Weighing in at 22 pounds apiece, the Polk Legend L200s have good heft revealing their high build quality right out of the box before a note is played through them. Each unit measures 15.66 inches tall by 8.33 inches wide by 13.3 inches deep, belying their big sound qualities.
Frequency Response: 46-50,000 Hz; Impedance: 4 ohms; Sensitivity 85.5 dB (1 watt @ 1 meter); Peak Power Handling: 200 watts; Recommended Power Amplifier 30-200 watts per channel; Tweeter/Midrange Crossover Frequency 2600 Hz.
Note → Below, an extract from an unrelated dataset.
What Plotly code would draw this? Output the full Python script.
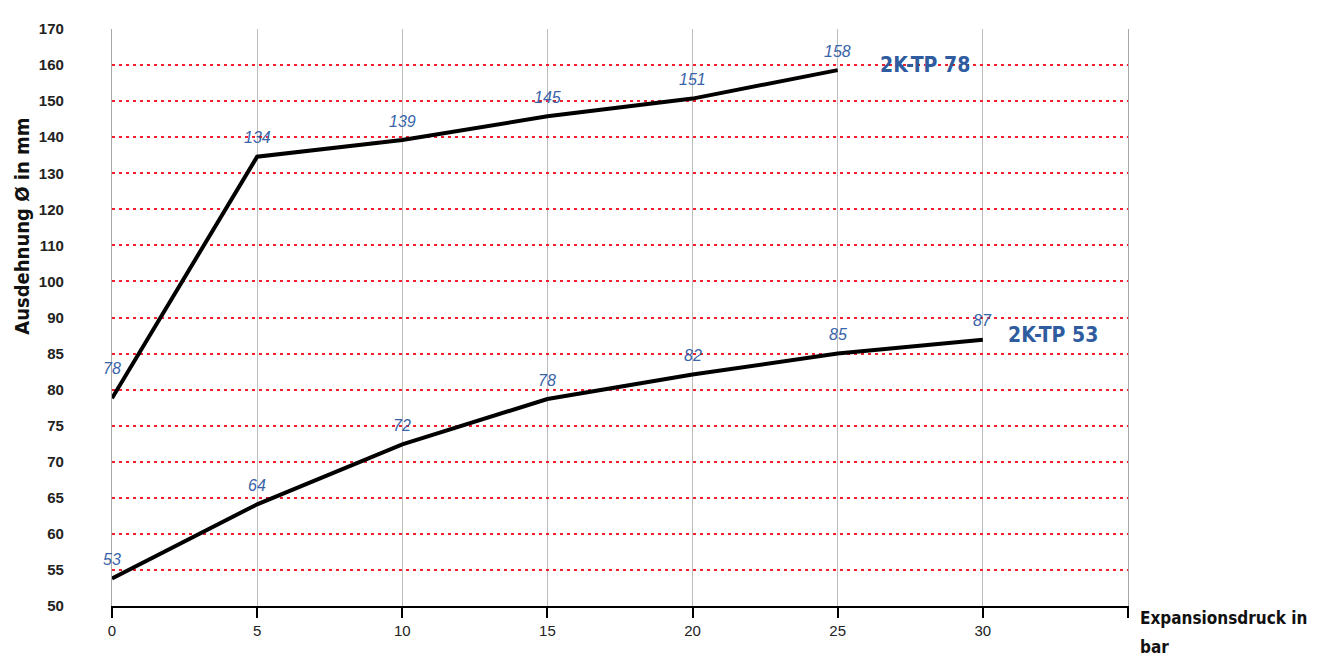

With the release of the Legend Series Polk has stepped up its game in speaker performance and design. Although these will cost more than other challengers in the class, few speakers of this size capture the dynamics and range of sound we came to enjoy listening to these speakers. They are perfect companions to a two-channel receiver in an office or den, when excellent music reproduction is appreciated and fill in nicely as surround sound channels in multi-channel home theater systems. These are a touch warmer some flat-response elite models, which should be taken into consideration if accuracy is important, but we found the overall sound qualities to be richly room filling and more than satisfying.
We therefore award the Polk Legend L200 Mid-size Bookshelf speakers five out of five hearts.
The Polk Legend L200 Bookshelf Speakers used in this review were a company loan.